The exhumation and autopsy of more than 130 bodies were necessary to build the case for the prosecution. Police suspect that Hoegel's final death toll may be more than 200. But the court was unable to say for sure because of gaps in Hoegel's memory and because many likely victims were cremated before autopsies could be performed.
The judge said the number of deaths at Hoegel's hands "surpasses human imagination". He expressed regret that the court had not been "fully able to lift the fog" for loved ones about other likely victims. On the final day of hearings on Wednesday, Hoegel asked his victims' families for forgiveness for his "horrible acts". "I would like to sincerely apologise for everything I did to you over the course of years," he said.
Caught in 2005 while injecting an unprescribed medication into a patient in Delmenhorst, Hoegel was sentenced in 2008 to seven years in prison for attempted murder. A second trial followed in 2014-2015 under pressure from alleged victims' families. He was found guilty of murder and attempted murder of five other victims and given the maximum sentence of life.

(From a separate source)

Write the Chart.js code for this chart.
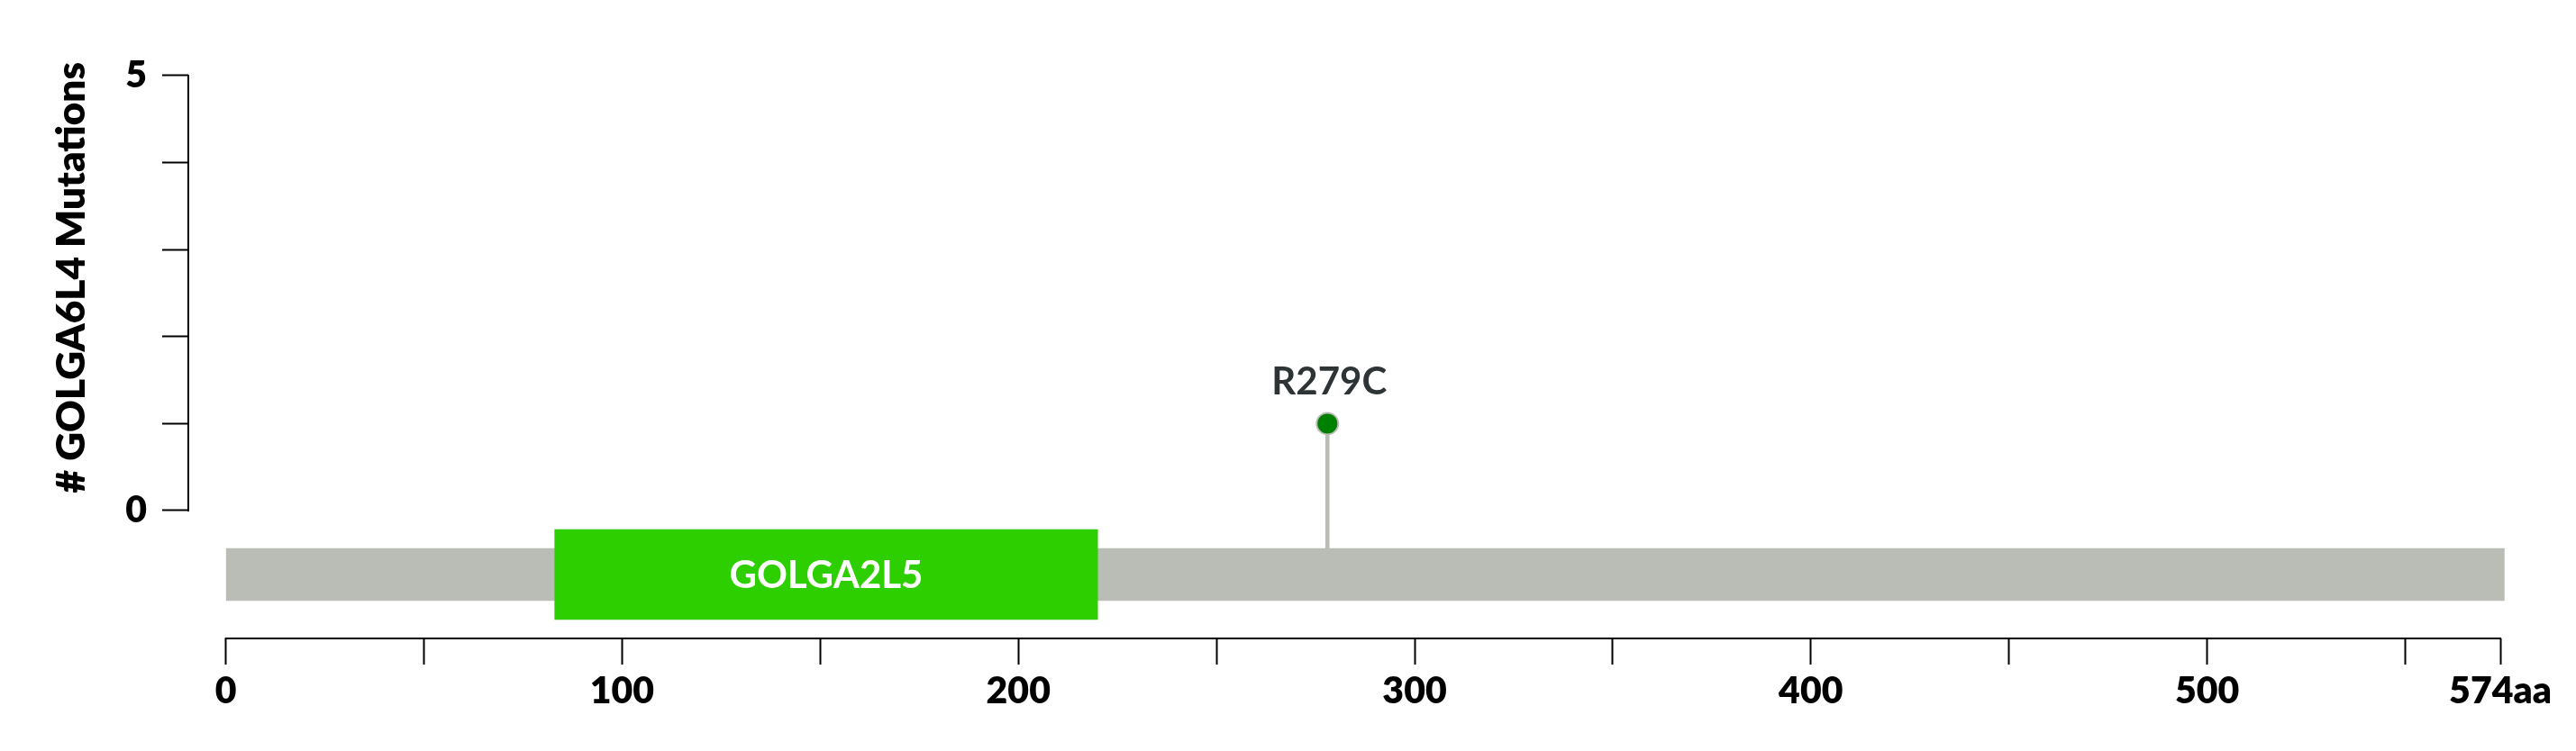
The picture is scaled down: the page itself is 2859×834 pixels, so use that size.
<!DOCTYPE html>
<html>
<head>
<meta charset="utf-8">
<script src="https://cdn.jsdelivr.net/npm/chart.js@4.4.1/dist/chart.umd.min.js"></script>
<style>
  body { margin: 0; background: #fff; }
  #wrap { width: 2859px; height: 834px; }
</style>
</head>
<body>
<div id="wrap"><canvas id="myChart" width="2859" height="834"></canvas></div>
<script>
// protein / domain / mutation data
const proteinLength = 574;
const backboneRange = [0, 575];
const domainNames = ["GOLGA2L5"];
const domainStarts = [83];
const domainEnds = [220];
const mutationLabels = ["R279C"];
const mutationPositions = [278];
const mutationCounts = [1];
const xTickValues = [0, 50, 100, 150, 200, 250, 300, 350, 400, 450, 500, 550, 574];
const yTickValues = [0, 1, 2, 3, 4, 5];

const FONT = "Lato";
const trackY = -0.735; // centre line of the protein track, in y units

/*********************assi e etichette ***********************/
const extras = {
  id: "extras",
  beforeDatasetsDraw(chart) {
    const { ctx } = chart;
    const x = chart.scales.x;
    const y = chart.scales.y;
    ctx.save();
    ctx.strokeStyle = "#000";
    ctx.lineWidth = 2;
    ctx.beginPath();
    ctx.moveTo(x.getPixelForValue(xTickValues[0]) - 1, x.top);
    ctx.lineTo(x.getPixelForValue(proteinLength) + 1, x.top);
    ctx.moveTo(y.right, y.getPixelForValue(yTickValues[0]) + 1);
    ctx.lineTo(y.right, y.getPixelForValue(yTickValues[yTickValues.length - 1]) - 1);
    ctx.stroke();
    ctx.restore();
  },
  afterDatasetsDraw(chart) {
    const { ctx } = chart;
    const x = chart.scales.x;
    const y = chart.scales.y;
    ctx.save();
    ctx.textAlign = "center";
    ctx.textBaseline = "alphabetic";

    // domain names
    ctx.fillStyle = "#fff";
    ctx.font = "bold 42px " + FONT;
    domainNames.forEach(function (name, i) {
      const cx = (x.getPixelForValue(domainStarts[i]) + x.getPixelForValue(domainEnds[i])) / 2;
      const cy = y.getPixelForValue(trackY);
      ctx.fillText(name, cx, cy + 15);
    });

    // mutation labels
    ctx.fillStyle = "#2e3436";
    ctx.font = "bold 42px " + FONT;
    mutationLabels.forEach(function (lab, i) {
      const px = x.getPixelForValue(mutationPositions[i]);
      const py = y.getPixelForValue(mutationCounts[i]);
      ctx.fillText(lab, px + 2, py - 32);
    });
    ctx.restore();
  },
};

const ctx = document.getElementById("myChart");
const myChart = new Chart(ctx, {
  type: "scatter",
  data: {
    datasets: [
      {
        type: "scatter",
        data: mutationPositions.map((p, i) => ({ x: p, y: mutationCounts[i] })),
        pointRadius: 12,
        pointBorderWidth: 2,
        backgroundColor: "#008000",
        borderColor: "#babdb6",
        order: 0,
      },
      {
        type: "bar",
        indexAxis: "y",
        data: domainStarts.map((s, i) => ({ x: [s, domainEnds[i]], y: trackY })),
        backgroundColor: "#2dcf00",
        barThickness: 100,
        grouped: false,
        clip: false,
        order: 1,
      },
      {
        type: "bar",
        indexAxis: "y",
        data: [{ x: backboneRange, y: trackY }],
        backgroundColor: "#babdb6",
        barThickness: 58,
        grouped: false,
        clip: false,
        order: 2,
      },
      {
        type: "bar",
        indexAxis: "x",
        data: mutationPositions.map((p, i) => ({ x: p, y: [trackY, mutationCounts[i]] })),
        backgroundColor: "#babdb6",
        barThickness: 4,
        grouped: false,
        order: 3,
      },
    ],
  },
  options: {
    responsive: false,
    animation: false,
    events: [],
    layout: { padding: { top: 69, right: 84, bottom: 0, left: 0 } },
    plugins: {
      legend: { display: false },
      tooltip: { enabled: false },
    },
    scales: {
      x: {
        type: "linear",
        offset: false,
        min: -9.48,
        max: proteinLength,
        afterBuildTicks: function (scale) {
          scale.ticks = xTickValues.map((v) => ({ value: v }));
        },
        afterFit: function (scale) {
          scale.height = 125;
        },
        border: { display: false },
        grid: {
          offset: false,
          drawOnChartArea: false,
          drawTicks: true,
          tickLength: 29,
          tickColor: "#000",
          tickWidth: 2,
        },
        ticks: {
          autoSkip: false,
          maxRotation: 0,
          padding: 5,
          color: "#000",
          font: { family: FONT, weight: "800", size: 41 },
          callback: function (v) {
            if (v === proteinLength) return v + "aa";
            return v % 100 === 0 ? v : "";
          },
        },
      },
      y: {
        type: "linear",
        offset: false,
        min: -1.47,
        max: 5.155,
        afterBuildTicks: function (scale) {
          scale.ticks = yTickValues.map((v) => ({ value: v }));
        },
        afterFit: function (scale) {
          scale.width = 209;
        },
        border: { display: false },
        grid: {
          offset: false,
          drawOnChartArea: false,
          drawTicks: true,
          tickLength: 29,
          tickColor: "#000",
          tickWidth: 2,
        },
        ticks: {
          autoSkip: false,
          padding: 17,
          color: "#000",
          font: { family: FONT, weight: "800", size: 41 },
          callback: function (v) {
            return v === 0 || v === 5 ? v : "";
          },
        },
        title: {
          display: true,
          text: "# GOLGA6L4 Mutations",
          align: "end",
          color: "#000",
          font: { family: FONT, weight: "800", size: 44 },
          padding: { top: 53, bottom: 0 },
        },
      },
    },
  },
  plugins: [extras],
});
</script>
</body>
</html>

At the start of the third trial in October, the court said its main aim was to establish the full scope of the killing that was allowed to go unchecked for years. Victims' advocates say the court has failed woefully at the task, due in large part to Hoegel's own contradictory testimony.
After admitting on the first day of testimony to killing 100 patients in his care, he later revised his statement. He now says he committed 43 murders but denies five others. For the remaining 52 cases examined by the court, he says he cannot remember whether he "manipulated" his victims — his term for administering the deadly injections. The defendant claims, for example, not to remember his first victim, who died on February 7, 2000.